Por supuesto, hay que construir unidad, pero unidad en la diversidad. Una unidad que requiere de praxis común antes que de documentos ambiciosos que luego no tienen correlato práctico.

Creemos que el formato del movimiento anti globalización o de movimientos con poca estructura o centralización orgánica, pero claridad de programa y de práctica, como han existido y existen en nuestro continente, responde de forma más adecuada a la realidad presente. Y decimos que responde de forma más adecuada porque permite avanzar en niveles de unidad. Si nos proponemos conformación de Internacionales o incluso de JCR en este contexto, con las limitaciones generales y las nuestras propias, seguramente no vamos prosperar. O vamos a construir unidades efímeras que se rompen cuando los desacuerdos preexistentes afloren.

En la medida en que busquemos encontrarnos en las luchas, que vayamos profundizando el conocimiento mutuo, que compartamos discusiones y que podamos asumir que hay puntos de acuerdo y de desacuerdo, podremos aumentar nuestra capacidad de acción conjunta. Quizás no sean articulaciones permanentes. Probablemente, no sean en un comienzo “estratégicas” sino sobre una serie acotada pero potente de puntos de coincidencia: el poder del pueblo, la lucha de calles, el derecho a la autodefensa, la hermandad entre pueblos, el antiextractivismo, el antiimperialismo, feminismo revolucionario y de clase, anticolonialismo consecuente (es decir, incluyendo el derecho a la autodeterminación y a la restitución de tierras), en fin, una serie de puntos que no resuelve ni el tipo de organización, ni la historia y tradiciones que reivindicamos, ni la caracterización de otros procesos. Pero es sobre la práctica en común, que las caracterizaciones adquieren materialidad.
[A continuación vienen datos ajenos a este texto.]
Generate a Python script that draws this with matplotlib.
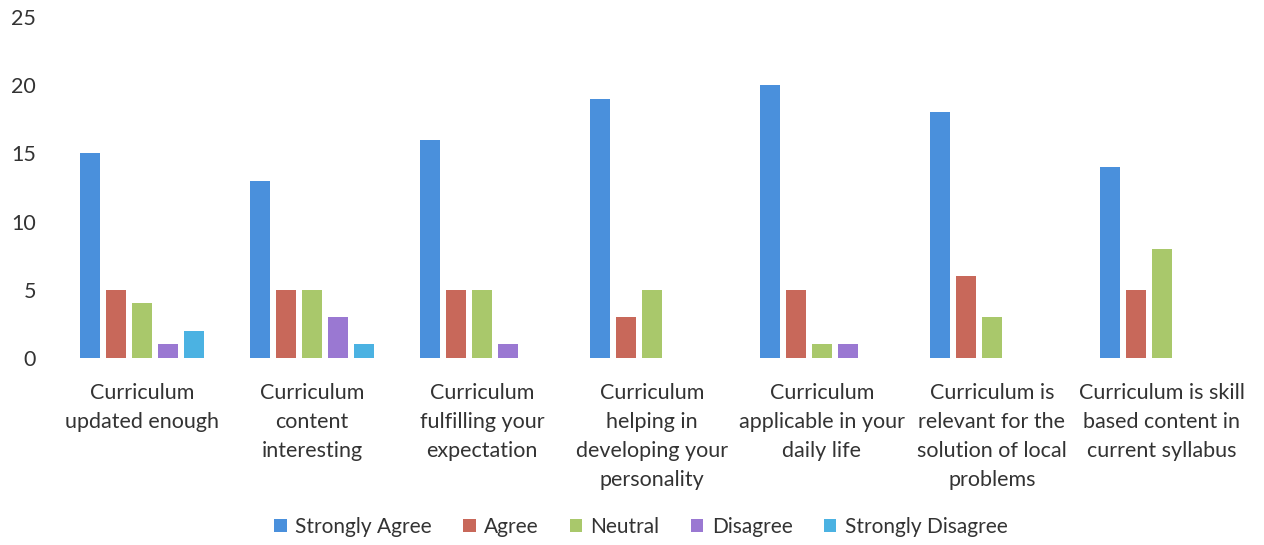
import matplotlib
matplotlib.use("Agg")
import matplotlib.pyplot as plt
import numpy as np

categories = [
    "Curriculum\nupdated enough",
    "Curriculum\ncontent\ninteresting",
    "Curriculum\nfulfilling your\nexpectation",
    "Curriculum\nhelping in\ndeveloping your\npersonality",
    "Curriculum\napplicable in your\ndaily life",
    "Curriculum is\nrelevant for the\nsolution of local\nproblems",
    "Curriculum is skill\nbased content in\ncurrent syllabus",
]
series_names = ["Strongly Agree", "Agree", "Neutral", "Disagree", "Strongly Disagree"]
strongly_agree = [15, 13, 16, 19, 20, 18, 14]
agree = [5, 5, 5, 3, 5, 6, 5]
neutral = [4, 5, 5, 5, 1, 3, 8]
disagree = [1, 3, 1, 0, 1, 0, 0]
strongly_disagree = [2, 1, 0, 0, 0, 0, 0]
y_ticks = [0, 5, 10, 15, 20, 25]

colors = ["#4A90DC", "#C8685A", "#A9C86B", "#9A78D2", "#4BB2E2"]
values = [strongly_agree, agree, neutral, disagree, strongly_disagree]

plt.rcParams['font.family'] = ['Lato', 'DejaVu Sans']

fig = plt.figure(figsize=(12.64, 5.45), dpi=100)
ax = fig.add_axes([0.045, 0.343, 0.9415, 0.626])

x = np.arange(len(categories))
width = 0.118
step = 0.153
for i, (name, vals, c) in enumerate(zip(series_names, values, colors)):
    ax.bar(x + (i - 2) * step, vals, width=width, color=c, label=name)

ax.set_xlim(-0.5, len(categories) - 0.5)
ax.set_ylim(0, 25)
ax.set_yticks(y_ticks)
ax.set_xticks(x)
ax.set_xticklabels(categories, fontsize=15.5, color="#333333", linespacing=1.57)
ax.tick_params(axis='y', length=0, pad=15, labelsize=15.5, labelcolor="#333333")
ax.tick_params(axis='x', length=0, pad=18)
for s in ax.spines.values():
    s.set_visible(False)

fig.legend(loc='center', bbox_to_anchor=(0.507, 0.033), ncol=5, frameon=False,
           fontsize=15, handlelength=0.6, handleheight=0.6, handletextpad=0.4,
           columnspacing=1.5, labelcolor="#333333")

fig.savefig("out.png", dpi=100, facecolor="white")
Si hoy no es posible reunir en una orgánica común a las expresiones organizativas más avanzadas de las rebeliones, tenemos que empezar por profundizar todos los lazos posibles y promover el conocimiento y el intercambio mutuo. Incluso, y no es menor, el conocimiento mutuo, como forma de ir creando esas “cadenas de afectos” que cimientan el internacionalismo.